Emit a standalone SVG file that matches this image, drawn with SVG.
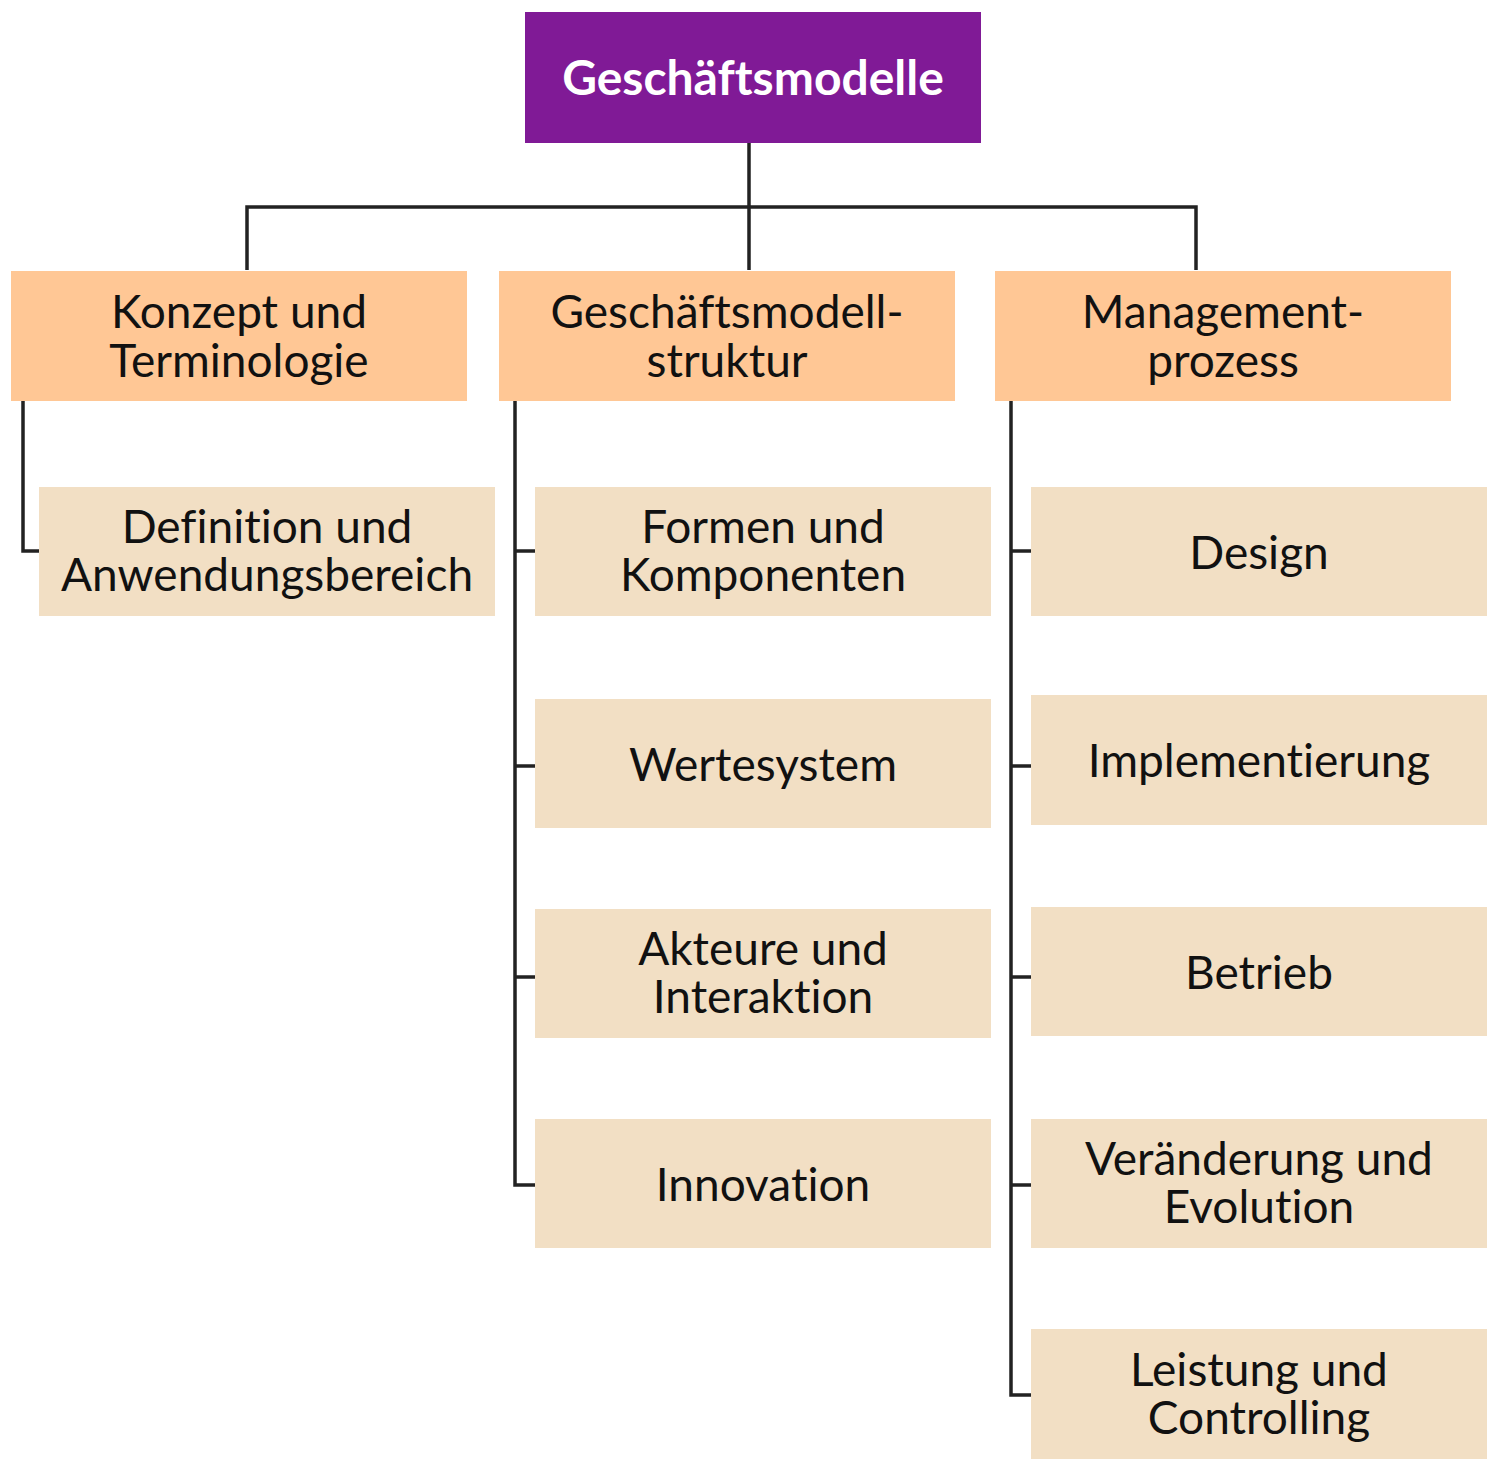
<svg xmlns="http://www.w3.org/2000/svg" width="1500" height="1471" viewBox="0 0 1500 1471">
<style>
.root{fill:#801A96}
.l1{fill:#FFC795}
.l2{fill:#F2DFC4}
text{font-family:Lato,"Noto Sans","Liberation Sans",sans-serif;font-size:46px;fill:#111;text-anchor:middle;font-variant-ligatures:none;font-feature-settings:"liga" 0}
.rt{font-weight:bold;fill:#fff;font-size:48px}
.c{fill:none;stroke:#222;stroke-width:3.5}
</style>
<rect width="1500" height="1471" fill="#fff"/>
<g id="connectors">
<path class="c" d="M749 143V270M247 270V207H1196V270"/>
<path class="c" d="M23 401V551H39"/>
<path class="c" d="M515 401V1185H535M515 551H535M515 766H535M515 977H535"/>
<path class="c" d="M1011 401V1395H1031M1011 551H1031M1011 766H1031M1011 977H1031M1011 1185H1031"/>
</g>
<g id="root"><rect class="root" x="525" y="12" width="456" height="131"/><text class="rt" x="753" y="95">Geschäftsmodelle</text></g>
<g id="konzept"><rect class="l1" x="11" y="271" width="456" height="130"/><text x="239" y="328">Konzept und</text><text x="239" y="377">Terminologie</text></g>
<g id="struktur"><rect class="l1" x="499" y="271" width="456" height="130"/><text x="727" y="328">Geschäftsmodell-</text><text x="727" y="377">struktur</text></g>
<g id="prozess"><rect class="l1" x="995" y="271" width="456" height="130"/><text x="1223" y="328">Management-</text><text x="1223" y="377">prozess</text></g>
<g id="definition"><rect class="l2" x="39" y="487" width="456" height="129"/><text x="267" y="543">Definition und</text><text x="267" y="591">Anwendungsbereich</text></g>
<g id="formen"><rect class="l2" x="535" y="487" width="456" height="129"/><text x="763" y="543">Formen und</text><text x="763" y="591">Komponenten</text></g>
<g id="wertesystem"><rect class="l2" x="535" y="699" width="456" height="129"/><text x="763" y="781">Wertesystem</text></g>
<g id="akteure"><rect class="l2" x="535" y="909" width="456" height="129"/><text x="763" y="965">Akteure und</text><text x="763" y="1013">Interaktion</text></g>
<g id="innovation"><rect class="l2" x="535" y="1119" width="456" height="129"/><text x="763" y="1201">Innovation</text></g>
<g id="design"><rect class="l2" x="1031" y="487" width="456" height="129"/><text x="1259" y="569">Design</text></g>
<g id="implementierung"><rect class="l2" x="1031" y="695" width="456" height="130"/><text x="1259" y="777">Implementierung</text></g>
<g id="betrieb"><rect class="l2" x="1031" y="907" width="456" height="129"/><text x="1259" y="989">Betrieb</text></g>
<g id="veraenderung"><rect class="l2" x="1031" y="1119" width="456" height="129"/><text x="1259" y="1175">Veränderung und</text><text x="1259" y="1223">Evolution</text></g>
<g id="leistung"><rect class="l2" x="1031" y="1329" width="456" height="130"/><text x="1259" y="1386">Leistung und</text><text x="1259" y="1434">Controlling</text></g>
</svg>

------------------------------

- Problem statement -
Copy the data word for word. Pictures do not go in the copy.

- Answer to the task -
Emit a standalone SVG file that matches this image, drawn with SVG.
<svg xmlns="http://www.w3.org/2000/svg" width="1500" height="1471" viewBox="0 0 1500 1471">
<style>
.root{fill:#801A96}
.l1{fill:#FFC795}
.l2{fill:#F2DFC4}
text{font-family:Lato,"Noto Sans","Liberation Sans",sans-serif;font-size:46px;fill:#111;text-anchor:middle;font-variant-ligatures:none;font-feature-settings:"liga" 0}
.rt{font-weight:bold;fill:#fff;font-size:48px}
.c{fill:none;stroke:#222;stroke-width:3.5}
</style>
<rect width="1500" height="1471" fill="#fff"/>
<g id="connectors">
<path class="c" d="M749 143V270M247 270V207H1196V270"/>
<path class="c" d="M23 401V551H39"/>
<path class="c" d="M515 401V1185H535M515 551H535M515 766H535M515 977H535"/>
<path class="c" d="M1011 401V1395H1031M1011 551H1031M1011 766H1031M1011 977H1031M1011 1185H1031"/>
</g>
<g id="root"><rect class="root" x="525" y="12" width="456" height="131"/><text class="rt" x="753" y="95">Geschäftsmodelle</text></g>
<g id="konzept"><rect class="l1" x="11" y="271" width="456" height="130"/><text x="239" y="328">Konzept und</text><text x="239" y="377">Terminologie</text></g>
<g id="struktur"><rect class="l1" x="499" y="271" width="456" height="130"/><text x="727" y="328">Geschäftsmodell-</text><text x="727" y="377">struktur</text></g>
<g id="prozess"><rect class="l1" x="995" y="271" width="456" height="130"/><text x="1223" y="328">Management-</text><text x="1223" y="377">prozess</text></g>
<g id="definition"><rect class="l2" x="39" y="487" width="456" height="129"/><text x="267" y="543">Definition und</text><text x="267" y="591">Anwendungsbereich</text></g>
<g id="formen"><rect class="l2" x="535" y="487" width="456" height="129"/><text x="763" y="543">Formen und</text><text x="763" y="591">Komponenten</text></g>
<g id="wertesystem"><rect class="l2" x="535" y="699" width="456" height="129"/><text x="763" y="781">Wertesystem</text></g>
<g id="akteure"><rect class="l2" x="535" y="909" width="456" height="129"/><text x="763" y="965">Akteure und</text><text x="763" y="1013">Interaktion</text></g>
<g id="innovation"><rect class="l2" x="535" y="1119" width="456" height="129"/><text x="763" y="1201">Innovation</text></g>
<g id="design"><rect class="l2" x="1031" y="487" width="456" height="129"/><text x="1259" y="569">Design</text></g>
<g id="implementierung"><rect class="l2" x="1031" y="695" width="456" height="130"/><text x="1259" y="777">Implementierung</text></g>
<g id="betrieb"><rect class="l2" x="1031" y="907" width="456" height="129"/><text x="1259" y="989">Betrieb</text></g>
<g id="veraenderung"><rect class="l2" x="1031" y="1119" width="456" height="129"/><text x="1259" y="1175">Veränderung und</text><text x="1259" y="1223">Evolution</text></g>
<g id="leistung"><rect class="l2" x="1031" y="1329" width="456" height="130"/><text x="1259" y="1386">Leistung und</text><text x="1259" y="1434">Controlling</text></g>
</svg>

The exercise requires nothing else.